Advantage of singular value decomposition of $X$ over eigenvalue analysis of $XX^T$

263 Views Asked by At

Suppose I have a real $n \times N$ matrix $X$ where $n$ is a small number like $<20$ and $N$ is a big number like $>100000$. For example $X$ might be a time series of $n$ measurment quantities on a physical system, given for sample size $N$.

Then I might do a singular value decomposition on the data $$X=U\Sigma V^T$$ where $\Sigma$ is diagonal and positive and the bases $U$ and $V$ orthonormal.

Or, alternatively, I might do an eigenvalue analysis on the covariance matrix (not normalized to the sample size $N$ here, for the sake of simplicity): $$XX^T=U\Lambda U^T$$ where $\Lambda$ is diagonal and positive semi-definite and $U$ is orthonormal (orthogonal as a matrix). If $X$ is maximum rank ($=n$), we simply have $$\Lambda=\Sigma^2$$ so both methods are basically equivalent. The only thing I miss with the eigenvalue analysis is the matrix $V$ on the "sample space", whereas I get all the necessary information in the "physical space" $U$.

To my understanding of the sources, one should avoid the eigenvalue analysis for two reasons:

  1. as the square of $X$ has also squared condition number, the solution will be more sensitive to numerical round-off
  2. first forming $XX^T$ requires more operations (I don't really understand this, see below)

While I just accept 1), I don't understand how an eigenvalue analysis on, say for my example figures above, a $(20\times 20)$ matrix (which has resulted from 400 inner products of $100000$ components) can be more expensive a computation than a singular value decomposition on a $(20\times 100000)$ matrix.
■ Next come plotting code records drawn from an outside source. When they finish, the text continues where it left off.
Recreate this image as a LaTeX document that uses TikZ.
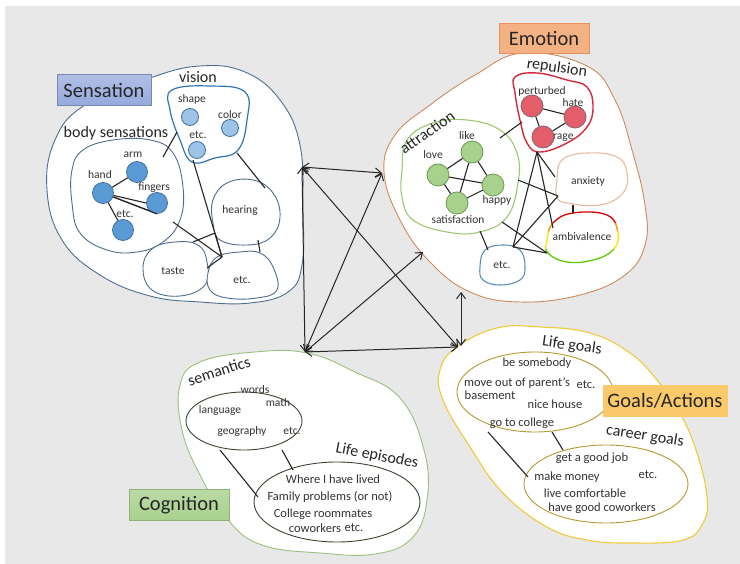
\documentclass[tikz,border=0pt]{standalone}
\usepackage{fontspec}
\setmainfont{Carlito}
\usetikzlibrary{arrows.meta}
\definecolor{bgc}{HTML}{E8E8E8}
\definecolor{sensc}{HTML}{4E6E8E}
\definecolor{visc}{HTML}{2E75B6}
\definecolor{vdot}{HTML}{9DC3E6}
\definecolor{bdot}{HTML}{5B9BD5}
\definecolor{dotln}{HTML}{41719C}
\definecolor{emoc}{HTML}{D08A5C}
\definecolor{emolab}{HTML}{F4B183}
\definecolor{emolabd}{HTML}{E8915A}
\definecolor{repc}{HTML}{D42A3C}
\definecolor{rdot}{HTML}{E35D6A}
\definecolor{rdotd}{HTML}{8C6070}
\definecolor{attc}{HTML}{9CC870}
\definecolor{gdot}{HTML}{A9D18E}
\definecolor{gdotd}{HTML}{6E9A50}
\definecolor{anxc}{HTML}{EDBB9A}
\definecolor{etcc}{HTML}{5B8FC0}
\definecolor{cogc}{HTML}{9CBF7C}
\definecolor{coglab}{HTML}{A9D18E}
\definecolor{innc}{HTML}{3C4530}
\definecolor{goalc}{HTML}{EFCB3A}
\definecolor{goalin}{HTML}{B8982E}
\definecolor{goallab}{HTML}{F9C96A}
\definecolor{senslab}{HTML}{95AADD}
\definecolor{txt}{HTML}{333333}
\tikzset{
  blob/.style={line width=0.9pt, fill=white},
  conn/.style={line width=1.1pt, draw=black!85},
  arr/.style={line width=1pt, draw=black!85, {Straight Barb[length=6pt,width=9pt]}-{Straight Barb[length=6pt,width=9pt]}},
  itm/.style={font=\fontsize{11.5}{13}\selectfont, text=txt, inner sep=0pt},
  itmb/.style={font=\fontsize{12.5}{14}\selectfont, text=txt, inner sep=0pt},
  grp/.style={font=\fontsize{16}{18}\selectfont, text=black!85, inner sep=0pt},
  biglab/.style={font=\fontsize{20.5}{24}\selectfont, text=black!85, inner sep=0pt},
  vdotst/.style={circle, fill=vdot, draw=dotln, line width=0.8pt, minimum size=17pt, inner sep=0pt},
  bdotst/.style={circle, fill=bdot, draw=dotln, line width=0.8pt, minimum size=21pt, inner sep=0pt},
  rdotst/.style={circle, fill=rdot, draw=rdotd, line width=0.8pt, minimum size=22pt, inner sep=0pt},
  gdotst/.style={circle, fill=gdot, draw=gdotd, line width=0.8pt, minimum size=22pt, inner sep=0pt},
}
\newcommand\ambdraw[1]{\draw[#1] plot[smooth cycle, tension=0.7] coordinates {(547,240) (553,223) (573,213) (607,215) (618,233) (613,250) (593,260) (567,262) (548,253)};}
\begin{document}
\begin{tikzpicture}[x=1pt,y=-1pt]
\useasboundingbox (0,0) rectangle (740,564);
\fill[white] (0,0) rectangle (740,564);
\fill[bgc] (5,6) rectangle (740,564);

% ---------------- Sensation ----------------
\draw[blob, draw=sensc] plot[smooth cycle, tension=0.7] coordinates {(150,78) (200,66) (245,72) (280,100) (300,145) (303,210) (302,265) (288,292) (250,303) (200,302) (150,296) (100,275) (62,240) (47,190) (55,140) (85,105)};
% body sensations group
\draw[blob, draw=sensc] plot[smooth cycle, tension=0.7] coordinates {(72,170) (83,150) (113,140) (150,140) (173,153) (183,187) (180,220) (163,242) (137,252) (107,250) (80,233) (72,203)};
% vision group
\draw[blob, draw=visc, line width=1.2pt] plot[smooth cycle, tension=0.7] coordinates {(172,90) (210,86) (245,92) (247,120) (238,150) (215,158) (192,162) (180,140) (170,110)};
% hearing, taste, etc
\draw[blob, draw=sensc] plot[smooth cycle, tension=0.7] coordinates {(213,200) (227,183) (253,180) (273,193) (280,217) (270,238) (247,245) (220,240) (213,223)};
\draw[blob, draw=sensc] plot[smooth cycle, tension=0.7] coordinates {(143,268) (152,249) (175,242) (198,245) (207,262) (205,285) (180,296) (152,290)};
\draw[blob, draw=sensc] plot[smooth cycle, tension=0.7] coordinates {(208,273) (217,257) (240,252) (260,253) (273,267) (277,290) (257,298) (227,298) (210,290)};

\node[biglab, draw=senslab!80!black, top color=senslab!75!white, bottom color=senslab, minimum width=94pt, minimum height=31pt] (senslab) at (104,90) {Sensation};
\node[grp] (vislab) at (198,77) {vision};
\node[grp] (bslab) at (116,133) {body sensations};

\node[vdotst] (shape) at (190,117) {};
\node[vdotst] (color) at (230,128) {};
\node[vdotst] (vetc) at (197,150) {};
\node[itm] at (192,99) {shape};
\node[itm] at (230,115) {color};
\node[itm] at (198,135) {etc.};

\node[bdotst] (arm) at (137,172) {};
\node[bdotst] (hand) at (103,193) {};
\node[bdotst] (fingers) at (157,203) {};
\node[bdotst] (betc) at (123,230) {};
\node[itm] at (133,155) {arm};
\node[itm] at (100,175) {hand};
\node[itm] at (154,188) {fingers};
\node[itm] at (125,214) {etc.};
\draw[conn] (hand) -- (arm);
\draw[conn] (hand) -- (betc);
\draw[conn] (hand) -- (fingers.west);
\draw[conn] (hand) -- (fingers.south west);
\draw[conn] (hand) -- (fingers.south);

\node[itm] at (240,210) {hearing};
\node[itm] at (173,271) {taste};
\node[itm] at (242,280) {etc.};

\coordinate (bs1) at (163,157);
\coordinate (vis1) at (177,132);
\coordinate (vis2) at (193,160);
\coordinate (vis3) at (237,153);
\coordinate (hear1) at (265,188);
\coordinate (j1) at (222,257);
\coordinate (bs2) at (173,222);
\coordinate (taste1) at (193,242);
\coordinate (hear2) at (215,233);
\coordinate (taste2) at (207,268);
\coordinate (hear3) at (258,240);
\coordinate (setc1) at (260,252);
\draw[conn] (bs1) -- (vis1);
\draw[conn] (vis2) -- (j1);
\draw[conn] (vis3) -- (hear1);
\draw[conn] (bs2) -- (j1);
\draw[conn] (taste1) -- (hear2);
\draw[conn] (taste2) -- (j1);
\draw[conn] (hear2) -- (j1);
\draw[conn] (hear3) -- (setc1);

% ---------------- Emotion ----------------
\draw[blob, draw=emoc] plot[smooth cycle, tension=0.7] coordinates {(523,53) (587,66) (615,100) (632,150) (645,205) (645,245) (625,275) (580,295) (520,302) (470,292) (430,262) (400,220) (384,172) (395,135) (430,105) (475,75)};
\draw[blob, draw=repc, line width=1.4pt] plot[smooth cycle, tension=0.7] coordinates {(515,77) (537,73) (567,80) (587,87) (593,107) (587,127) (567,143) (540,152) (527,143) (520,120) (515,93)};
\draw[blob, draw=attc, line width=1.1pt] plot[smooth cycle, tension=0.7] coordinates {(402,170) (407,140) (433,123) (467,120) (500,130) (517,153) (518,183) (507,217) (480,232) (447,232) (413,220) (402,197)};
\draw[blob, draw=anxc, line width=1.1pt] plot[smooth cycle, tension=0.7] coordinates {(557,180) (562,160) (587,153) (617,157) (627,173) (623,193) (600,205) (567,203) (557,197)};
\ambdraw{fill=white, draw=none}
\begin{scope}
\clip (530,200) rectangle (640,224);
\ambdraw{draw=red!85!black, line width=1.3pt}
\end{scope}
\begin{scope}
\clip (530,224) rectangle (640,232);
\ambdraw{draw=orange!90!yellow, line width=1.3pt}
\end{scope}
\begin{scope}
\clip (530,232) rectangle (640,250);
\ambdraw{draw=yellow!85!orange, line width=1.3pt}
\end{scope}
\begin{scope}
\clip (530,250) rectangle (640,275);
\ambdraw{draw=green!55!yellow!80!black, line width=1.3pt}
\end{scope}
\draw[blob, draw=etcc, line width=1.1pt] plot[smooth cycle, tension=0.7] coordinates {(480,267) (485,250) (503,245) (520,250) (525,267) (520,280) (500,285) (483,280)};

\node[biglab, draw=emolabd, fill=emolab, minimum width=90pt, minimum height=30pt] (emolab) at (544,38) {Emotion};
\node[grp, rotate=-8] at (557,68) {repulsion};
\node[grp, rotate=35] at (427,132) {attraction};

\node[itm, anchor=west] at (553,138) {rage};
\node[rdotst] (pert) at (532,106) {};
\node[rdotst] (hate) at (575,117) {};
\node[rdotst] (rage) at (543,137) {};
\node[itm] at (542,91) {perturbed};
\node[itm] at (573,103) {hate};
\draw[conn] (pert) -- (hate);
\draw[conn] (rage) -- (hate);
\draw[conn] (pert) -- (rage);

\node[gdotst] (like) at (472,152) {};
\node[gdotst] (love) at (438,175) {};
\node[gdotst] (happy) at (493,185) {};
\node[gdotst] (satis) at (457,203) {};
\draw[conn] (love) -- (like);
\draw[conn] (like) -- (happy);
\draw[conn] (love) -- (satis);
\draw[conn] (satis) -- (like);
\draw[conn] (love) -- (happy);
\draw[conn] (satis) -- (happy);
\node[itm] at (467,136) {like};
\node[itm] at (433,155) {love};
\node[itm] at (497,200) {happy};
\node[itm] at (458,220) {satisfaction};

\node[itm] at (588,181) {anxiety};
\node[itm] at (582,237) {ambivalence};
\node[itm] at (502,265) {etc.};

\coordinate (att1) at (500,138);
\coordinate (rep1) at (522,122);
\coordinate (rep2) at (537,152);
\coordinate (j2) at (513,247);
\coordinate (amb1) at (553,228);
\coordinate (anx1) at (555,177);
\coordinate (att2) at (518,180);
\coordinate (anx2) at (558,196);
\coordinate (amb2) at (547,253);
\coordinate (att3) at (502,222);
\coordinate (att4) at (480,231);
\coordinate (eetc2) at (488,250);
\coordinate (anx3) at (573,205);
\coordinate (amb3) at (573,213);
\draw[conn] (att1) -- (rep1);
\draw[conn] (rep2) -- (j2);
\draw[conn] (rep2) -- (amb1);
\draw[conn] (rep2) -- (anx1);
\draw[conn] (att2) -- (anx2);
\draw[conn] (j2) -- (anx2);
\draw[conn] (j2) -- (amb2);
\draw[conn] (att3) -- (amb2);
\draw[conn] (att4) -- (eetc2);
\draw[conn] (anx3) -- (amb3);

% ---------------- Cognition ----------------
\draw[blob, draw=cogc] plot[smooth cycle, tension=0.7] coordinates {(307,353) (355,372) (400,398) (424,450) (427,500) (412,538) (375,554) (320,553) (262,545) (228,520) (200,475) (182,430) (180,385) (200,362) (255,352)};
\draw[blob, draw=innc] (244,421) ellipse [x radius=58pt, y radius=29pt];
\draw[blob, draw=innc] (337,502) ellipse [x radius=83pt, y radius=40pt];
\node[biglab, draw=coglab!85!black, top color=coglab!80!white, bottom color=coglab, minimum width=100pt, minimum height=31pt] (coglab) at (179,505) {Cognition};
\node[grp, rotate=18] at (219,371) {semantics};
\node[grp, rotate=-11] at (377,456) {Life episodes};
\node[itm] at (255,390) {words};
\node[itm] at (278,403) {math};
\node[itm] at (220,410) {language};
\node[itm] at (242,431) {geography};
\node[itm] at (292,431) {etc.};
\node[itmb] at (333,479) {Where I have lived};
\node[itmb] at (330,497) {Family problems (or not)};
\node[itmb] at (323,514) {College roommates};
\node[itmb] at (315,528) {coworkers};
\node[itmb] at (354,528) {etc.};
\coordinate (sem1) at (220,450);
\coordinate (le1) at (258,497);
\coordinate (sem2) at (282,450);
\coordinate (le2) at (293,470);
\draw[conn] (sem1) -- (le1);
\draw[conn] (sem2) -- (le2);

% ---------------- Goals ----------------
\draw[blob, draw=goalc, line width=1.1pt] plot[smooth cycle, tension=0.7] coordinates {(457,347) (497,328) (540,327) (590,333) (630,353) (657,380) (680,413) (697,453) (707,497) (703,523) (683,540) (630,543) (587,540) (547,527) (503,493) (470,447) (443,400) (440,370)};
\draw[blob, draw=goalin] (535,392) ellipse [x radius=78pt, y radius=40pt];
\draw[blob, draw=goalin] (606,484) ellipse [x radius=82pt, y radius=39pt];
\node[biglab, fill=goallab, minimum width=125pt, minimum height=32pt] (goallab) at (665,401) {Goals/Actions};
\node[grp, rotate=-8] at (572,346) {Life goals};
\node[grp, rotate=-9] at (645,436) {career goals};
\node[itmb] at (537,363) {be somebody};
\node[itmb] at (517,383) {move out of parent’s};
\node[itmb] at (490,395) {basement};
\node[itmb] at (586,385) {etc.};
\node[itmb] at (555,404) {nice house};
\node[itmb] at (522,423) {go to college};
\node[itmb] at (592,458) {get a good job};
\node[itmb] at (567,477) {make money};
\node[itmb] at (648,475) {etc.};
\node[itmb] at (585,493) {live comfortable};
\node[itmb] at (602,508) {have good coworkers};
\coordinate (lg1) at (488,432);
\coordinate (cg1) at (528,477);
\coordinate (lg2) at (552,432);
\coordinate (cg2) at (563,450);
\draw[conn] (lg1) -- (cg1);
\draw[conn] (lg2) -- (cg2);

% ---------------- Arrows ----------------
\coordinate (S) at (302,167);
\coordinate (E) at (382,173);
\coordinate (C) at (305,352);
\coordinate (G) at (458,347);
\coordinate (E2) at (423,252);
\coordinate (E3) at (461,292);
\coordinate (G2) at (461,346);
\draw[arr] (S) -- (E);
\draw[arr] (S) -- (C);
\draw[arr] (S) -- (G);
\draw[arr] (C) -- (E);
\draw[arr] (C) -- (E2);
\draw[arr] (C) -- (G);
\draw[arr] (G2) -- (E3);
\end{tikzpicture}
\end{document}
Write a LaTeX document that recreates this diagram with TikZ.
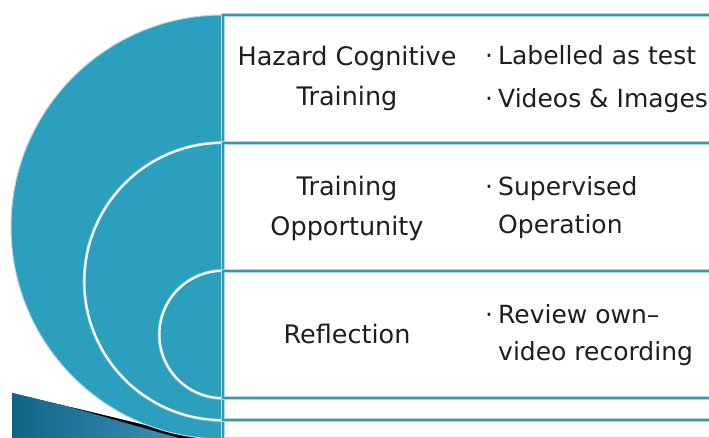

I imagine that eigenvalue decomposition and singular value decomposition are each very expensive operations (if I understand Wikipedia correctly, they increase with the third power of the greater dimension), also because logical branches likely happen, causing cache misses on a computer. On the contrary, the inner products involved in $XX^T$ are trivial sequential operations.

So the benefit of the singular value decomposition not requiring the formation of the matrix product $XX^T$, should be far outweighed by the fact, that a $(20\times 100000)$ matrix is much bigger than a $(20\times 20)$ matrix, at least in my intuitive feel.

Is my intuition wrong for the example above? How could the advantage of SVD be justified intuitively?

What information would I draw from the matrix $V$ that is dropped for eigenvalue analysis in my case of a time series $X$? Is it a rotation in ... time (whatever that means)?